While at Stanford, Lythcott-Haims was taken aback by the continuously-improving academic talent of incoming freshman classes:
“Every batch of freshman is more accomplished than the last. Somehow their median GPA is a little higher, their SAT score is a little higher, they’ve done more AP’s than ever…who are these people?”
But, Lythcott-Haims saw a problem. A serious problem.
“You know; I didn’t set out to be a parenting expert. In fact, I’m not very interested in parenting, per se. It’s just that there’s a certain style of parenting these days that is kind of messing up kids, impeding their chances to develop into themselves.” – Julie Lythcott-Haims
Academic Success at A Cost…
One particularly damaging critique of various education systems around the world is that schools place too much emphasis is placed on two things:
- The rote memorization and regurgitation of material
- Too much reliance on this memorization when grading.
In other words, it’s all about memorization, memorization, memorization…and grades, grades, grades.
Many critics, perhaps rightfully so, state that this antiquated academic model restricts children in terms of potential and personal development.
Lythcott-Haims agrees with that sentiment…and a whole lot more:
“…it’s not just the grades, the scores, and not just the grades and scores, but the accolades and the awards and the sports, the activities, the leadership. We tell our kids, don’t just join a club, start a club, because colleges want to see that.”
Why do parents do this? Well, the former Stanford Dean explains that as well:
“…all of this is done to some hoped for degree of perfection. We expect our kids to perform at a level of perfection that we were never asked to perform ourselves…and act like our kid’s concierge and personal handler and secretary.”
Ouch. She appeared to spear some parents in the heart with that critique. Not to mention many in academia.

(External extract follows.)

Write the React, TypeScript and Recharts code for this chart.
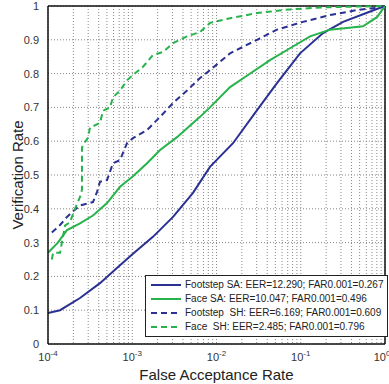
import { LineChart, Line, XAxis, YAxis, CartesianGrid, Legend, ReferenceLine } from "recharts";

const BLUE = "#2b3192";
const GREEN = "#27b34b";

// false acceptance rate (x) and verification rate (y) for each curve
const footSaFar = [1e-4, 1.39e-4, 2.4e-4, 4.14e-4, 6.24e-4, 1.02e-3, 1.76e-3, 3.05e-3, 5.26e-3, 8.37e-3, 1.57e-2, 3.03e-2, 5.22e-2, 9.8e-2, 0.184, 0.318, 0.611, 1];
const footSaTpr = [0.092, 0.1, 0.136, 0.18, 0.22, 0.267, 0.317, 0.376, 0.447, 0.524, 0.594, 0.692, 0.772, 0.86, 0.92, 0.953, 0.98, 1];

const faceSaFar = [1e-4, 1.31e-4, 1.68e-4, 2.4e-4, 3.42e-4, 5.02e-4, 7.16e-4, 1.02e-3, 1.5e-3, 2.14e-3, 3.4e-3, 6.37e-3, 8.37e-3, 1.45e-2, 2.18e-2, 4.32e-2, 7.45e-2, 0.129, 0.222, 0.354, 0.548, 0.803, 1];
const faceSaTpr = [0.27, 0.3, 0.337, 0.357, 0.38, 0.417, 0.465, 0.496, 0.535, 0.574, 0.612, 0.672, 0.7, 0.76, 0.79, 0.84, 0.875, 0.91, 0.93, 0.935, 0.94, 0.967, 1];

const footShFar = [1.11e-4, 1.39e-4, 1.68e-4, 1.93e-4, 2.4e-4, 3.42e-4, 3.82e-4, 4.14e-4, 5.02e-4, 5.91e-4, 7.16e-4, 8.67e-4, 1.02e-3, 1.5e-3, 2.14e-3, 3.05e-3, 4.47e-3, 6.37e-3, 8.37e-3, 1.45e-2, 3.03e-2, 5.22e-2, 0.106, 0.222, 0.466, 0.946];
const footShTpr = [0.33, 0.352, 0.376, 0.39, 0.41, 0.42, 0.45, 0.48, 0.485, 0.535, 0.544, 0.594, 0.609, 0.633, 0.672, 0.713, 0.75, 0.787, 0.81, 0.86, 0.9, 0.93, 0.953, 0.973, 0.988, 0.997];

const faceShFar = [1.11e-4, 1.15e-4, 1.39e-4, 1.59e-4, 1.82e-4, 2.09e-4, 2.4e-4, 2.53e-4, 2.53e-4, 2.6e-4, 2.98e-4, 3.15e-4, 4.14e-4, 4.5e-4, 5.44e-4, 5.91e-4, 7.16e-4, 8.67e-4, 1.02e-3, 1.34e-3, 1.76e-3, 2.32e-3, 3.05e-3, 4.47e-3, 6.37e-3, 8.37e-3, 1.45e-2, 3.03e-2, 7.45e-2, 0.184, 0.946];
const faceShTpr = [0.25, 0.27, 0.27, 0.35, 0.36, 0.4, 0.435, 0.456, 0.58, 0.589, 0.61, 0.64, 0.654, 0.69, 0.7, 0.73, 0.75, 0.78, 0.796, 0.82, 0.855, 0.864, 0.89, 0.91, 0.923, 0.95, 0.964, 0.979, 0.99, 0.996, 1];

const yTicks = [0, 0.1, 0.2, 0.3, 0.4, 0.5, 0.6, 0.7, 0.8, 0.9, 1];
const decades = [-4, -3, -2, -1, 0];

const series = [
	{ name: "Footstep SA: EER=12.290; FAR0.001=0.267", far: footSaFar, tpr: footSaTpr, color: BLUE, dash: undefined },
	{ name: "Face SA: EER=10.047; FAR0.001=0.496", far: faceSaFar, tpr: faceSaTpr, color: GREEN, dash: undefined },
	{ name: "Footstep  SH: EER=6.169; FAR0.001=0.609", far: footShFar, tpr: footShTpr, color: BLUE, dash: "6 4" },
	{ name: "Face  SH: EER=2.485; FAR0.001=0.796", far: faceShFar, tpr: faceShTpr, color: GREEN, dash: "6 4" },
];

// every 1..9 x 10^k gets a dotted grid line, only decades get labels
const xTicks: number[] = [];
decades.forEach((d) => {
	if (d === 0) {
		xTicks.push(1);
		return;
	}
	for (let m = 1; m < 10; m++) xTicks.push(Number((m * Math.pow(10, d)).toPrecision(3)));
});

const XTick = (props: any) => {
	const { x, y, payload } = props;
	const lg = Math.log10(payload.value);
	const e = Math.round(lg);
	if (Math.abs(lg - e) > 1e-6) return null;
	return (
		<text x={e === 0 ? x - 3 : x} y={y + 9} textAnchor="middle" fontSize={11} fill="#333">
			10
			<tspan dy={-5} fontSize={8}>
				{e}
			</tspan>
		</text>
	);
};

const LegendBox = () => (
	<div
		style={{
			border: "1px solid #222",
			background: "#fff",
			padding: "2px 4px 2px 4px",
			fontFamily: "'Liberation Sans', Arial, sans-serif",
			fontSize: 10,
			color: "#222",
			lineHeight: "14px",
			whiteSpace: "pre",
		}}
	>
		{series.map((s) => (
			<div key={s.name} style={{ display: "flex", alignItems: "center" }}>
				<svg width={32} height={8} style={{ marginRight: 3 }}>
					<line x1={1} y1={4} x2={31} y2={4} stroke={s.color} strokeWidth={2} strokeDasharray={s.dash} />
				</svg>
				{s.name}
			</div>
		))}
	</div>
);

const App = () => {
	return (
		<div style={{ position: "absolute", left: 0, top: 0, fontFamily: "'Liberation Sans', Arial, sans-serif" }}>
			<LineChart width={389} height={384} margin={{ top: 6, right: 4, bottom: 0, left: 0 }}>
				<CartesianGrid stroke="#888" strokeDasharray="1 2" />
				<XAxis
					type="number"
					dataKey="far"
					scale="log"
					domain={[1e-4, 1]}
					ticks={xTicks}
					allowDataOverflow
					interval={0}
					tick={<XTick />}
					tickLine={false}
					axisLine={{ stroke: "#111", strokeWidth: 1.5 }}
					height={40}
					label={{ value: "False Acceptance Rate", position: "insideBottom", offset: 4, fontSize: 15, fill: "#222" }}
				/>
				<YAxis
					type="number"
					domain={[0, 1]}
					ticks={yTicks}
					interval={0}
					width={48}
					tickLine={false}
					tickMargin={3}
					tick={{ fontSize: 11, fill: "#333" }}
					axisLine={{ stroke: "#111", strokeWidth: 1.5 }}
					label={{ value: "Verification Rate", angle: -90, position: "insideLeft", offset: 18, fontSize: 15, fill: "#222", style: { textAnchor: "middle" } }}
				/>
				<ReferenceLine y={1} stroke="#111" strokeWidth={1.5} />
				<ReferenceLine x={1} stroke="#111" strokeWidth={1.5} />
				{series.map((s) => (
					<Line
						key={s.name}
						name={s.name}
						data={s.far.map((f, i) => ({ far: f, tpr: s.tpr[i] }))}
						dataKey="tpr"
						type="linear"
						stroke={s.color}
						strokeWidth={2}
						strokeDasharray={s.dash}
						dot={false}
						isAnimationActive={false}
					/>
				))}
				<Legend
					layout="vertical"
					align="center"
					verticalAlign="middle"
					content={<LegendBox />}
					wrapperStyle={{ position: "absolute", left: 145, top: 275, width: "auto" }}
				/>
			</LineChart>
		</div>
	);
};

export default App;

Stanford Dean Reveals The Single Parenting Trait That Ruins Children
Overparenting: A ‘Checklisted’ Childhood
Lythcott-Haims refers to the abovementioned parenting behaviors as helicopter parenting. That’s when parents have a plan for the child and navigate every step of the way. They tend to “hover” around the child all the time. By engaging in helicopter parenting, Lythcott-Haims argues, many parents are subjecting their children to a type of ‘checklist’ to help ensure their academic success and life.
There are huge costs to this method of parenting, however.
First, the child may not develop their critical thinking and/or executive function skills properly. In essence, the outcome is a child that may lack the necessary cognitive tools to manage an independent life successfully. Lythcott-Haims attributes this unfortunate stunting of personal growth directly to helicopter parenting.
As Dean of freshmen at Stanford, Lythcott-Haims states that she frequently interacted with parents who wanted to discuss any imaginable variable potentially impacting their child’s grades. Roommates. Professors. Curriculum. Mind you, all of this excessive overbearing and overprotection by parents was occurring at one of the top universities in the world.
Second, the child is more vulnerable to mental and emotional disorders. Lythcott-Haims states, and research seems to confirm, that all of this undue pressure results in more depression and anxiety among college students. In a study published by the American Psychological Association (APA), nearly 40 percent of students who visited a University counseling center reported having feelings of depression; around 46 percent reported problems with anxiety.
Third, the child loses a sense of individuality and novelty. “First of all, there’s no time for free play. There’s no room in the afternoons, because everything has to be enriching…It’s as if every piece of homework, every quiz, every activity is a make-or-break moment for this future we have in mind for them…as long as they’re checking off the items on their checklist.”
In short, a child could lose a sense of self when parents push them in a direction that does not interest them.
One thing that the former Dean makes clear. She does not promote abandoning parental guidance of academics or life skills. In her TED talk, Lythcott-Haims tells the audience:
“Now, am I saying every kid is hard-working and motivated and doesn’t need a parent’s involvement or interest in their lives, and we should just back off and let go? Hell no…What I’m saying is, when we treat grades and scores and accolades and awards as the purpose of childhood…that’s too narrow a definition of success for our kids…all of this comes at a long-term cost to their sense of self.”
So, what does she recommend exactly? Love and chores. Really.
Lythcott-Haims cites a well-respected study, the longest concerning human development ever conducted. Titled the Harvard Grant Study, researchers involved in the project determined that true success – including professional achievement –directly correlated with a child’s level of household responsibilities.
But, more importantly, the study concludes that happiness in life comes from love, not from work. It also comes from fellow human beings; our friends, family, and others.
In summation, the former Dean recommends a healthy balance of discipline and love – not to mention plenty of playtimes. She asserts that such a parent approach will yield a healthy, successful, well-adjusted, and happy person.